Nobody would dispute the need to govern works being done by a neighbour that would undermine or damage essential operational HS2 infrastructure. Neither would it be unreasonable to disapply Section 6 of the party wall Act for subterranean works. After all, this was done with Crossrail, and it avoids serving innumerable notices. However, if that is the intention, then this is a convoluted way under Schedule 23, and almost certainly ineffective in achieving these aims. Can the Minister reassure me that this is not some pretext for using powers in lieu of the party wall Act provisions? If that is the case, I suggest that it is an entirely improper use of the legislative process.

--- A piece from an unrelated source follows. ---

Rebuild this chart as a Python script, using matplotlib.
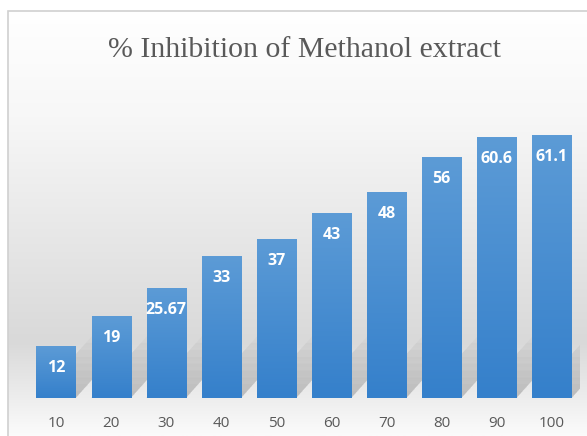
import numpy as np
import matplotlib
matplotlib.use("Agg")
import matplotlib.pyplot as plt
from matplotlib.colors import LinearSegmentedColormap
from matplotlib.patches import Rectangle, Polygon

concentrations = ["10", "20", "30", "40", "50", "60", "70", "80", "90", "100"]
inhibition = [12, 19, 25.67, 33, 37, 43, 48, 56, 60.6, 61.1]
value_labels = ["12", "19", "25.67", "33", "37", "43", "48", "56", "60.6", "61.1"]

W, H = 587, 436
fig = plt.figure(figsize=(W / 100, H / 100), dpi=100)

# chart area background with vertical gradient
bg = fig.add_axes([8 / W, 0, 1 - 8 / W, 1 - 11 / H], zorder=0)
bg_cmap = LinearSegmentedColormap.from_list(
    "bg", [(0, "#ffffff"), (0.25, "#f7f7f7"), (0.55, "#e6e6e6"),
           (0.78, "#d9d9d9"), (0.88, "#e8e8e8"), (1, "#fbfbfb")])
grad = np.linspace(0, 1, 256).reshape(-1, 1)
bg.imshow(grad, aspect="auto", cmap=bg_cmap, extent=[0, 1, 0, 1])
bg.set_xlim(0, 1)
bg.set_ylim(0, 1)
bg.axis("off")
fig.add_artist(Rectangle((8 / W, -0.01), 1.2, 1 - 11 / H + 0.01, transform=fig.transFigure,
                         fill=False, edgecolor="#d0d0d0", linewidth=1.2, zorder=1))

ax = fig.add_axes([28.5 / W, 38 / H, 551 / W, 301 / H], zorder=2)
ax.patch.set_alpha(0)
x = np.arange(len(concentrations))
bw = 0.71
bars = ax.bar(x, inhibition, width=bw, color="#4a8fd3", zorder=3)

# soft blurred shadows behind bars
for xi in x:
    for k in range(1, 10):
        hgt = 1.6 * k
        dx = 0.07 * hgt
        sh = Polygon([(xi - bw / 2, 0), (xi + bw / 2, 0),
                      (xi + bw / 2 + dx, hgt), (xi - bw / 2 + dx, hgt)],
                     closed=True, facecolor="#7a7a7a", alpha=0.05, edgecolor="none", zorder=2)
        ax.add_patch(sh)

bar_cmap = LinearSegmentedColormap.from_list("bar", ["#3580cb", "#5c9bd6"])
for b in bars:
    x0, w, h = b.get_x(), b.get_width(), b.get_height()
    im = ax.imshow(np.linspace(0, 1, 100).reshape(-1, 1), origin="lower", aspect="auto",
                   cmap=bar_cmap, extent=[x0, x0 + w, 0, h], zorder=3)
    im.set_clip_path(b)

ax.set_xlim(-0.5, len(x) - 0.5)
ax.set_ylim(0, 70)

for xi, v, lab in zip(x, inhibition, value_labels):
    ax.annotate(lab, (xi, v), xytext=(0, -22), textcoords="offset pixels",
                ha="center", va="center", color="white", fontsize=11.5, fontweight="bold",
                family="Open Sans", zorder=5)

ax.set_xticks(x)
ax.set_xticklabels(concentrations, fontsize=11, color="#595959", family="Open Sans")
ax.tick_params(axis="x", length=0, pad=13)
ax.set_yticks([])
for s in ax.spines.values():
    s.set_visible(False)

fig.text(304 / W, 1 - 50 / H, "% Inhibition of Methanol extract", ha="center", va="center",
         fontsize=21.5, color="#595959", family="Liberation Serif")

fig.savefig("out.png", dpi=100)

My assumption is that in amending the party wall Act, it was not the intention to disapply it completely. That might have been one approach, but at no time did those drafting this schedule make any contact with me, as chairman of the relevant RICS professional panel, nor apparently did they consult any other specialist party wall practitioner group, such as the Faculty of Party Wall Surveyors or the Pyramus & Thisbe Club. These are the reasons I oppose the Question that Schedule 23 stand part, and I hope the Minister will be able to put my mind at rest, although I sense that she may need to write.
A lot of professionals outside are very worried about the effect of this and think that it will create all sort of problems, with litigation to work out what it actually means. The Minister might like to tell the Committee on whose advice the drafting was concluded. In any event, I suggest that she arrange a specific meeting between the Bill team and experts, including at least one of the specialist barristers working in this field, to discuss this special point about the impact on party wall procedures. Subject to knowing exactly what the Bill seeks to achieve, we can then see if something workable can be put in place so that it does
not become a litigators’ paradise. Meanwhile, I ask that the noble Lord, Lord Berkeley, who has put his name to this amendment, and I could meet the noble Baroness and her team to discuss how this should be dealt with in line with trying to achieve the timely progression of the Bill.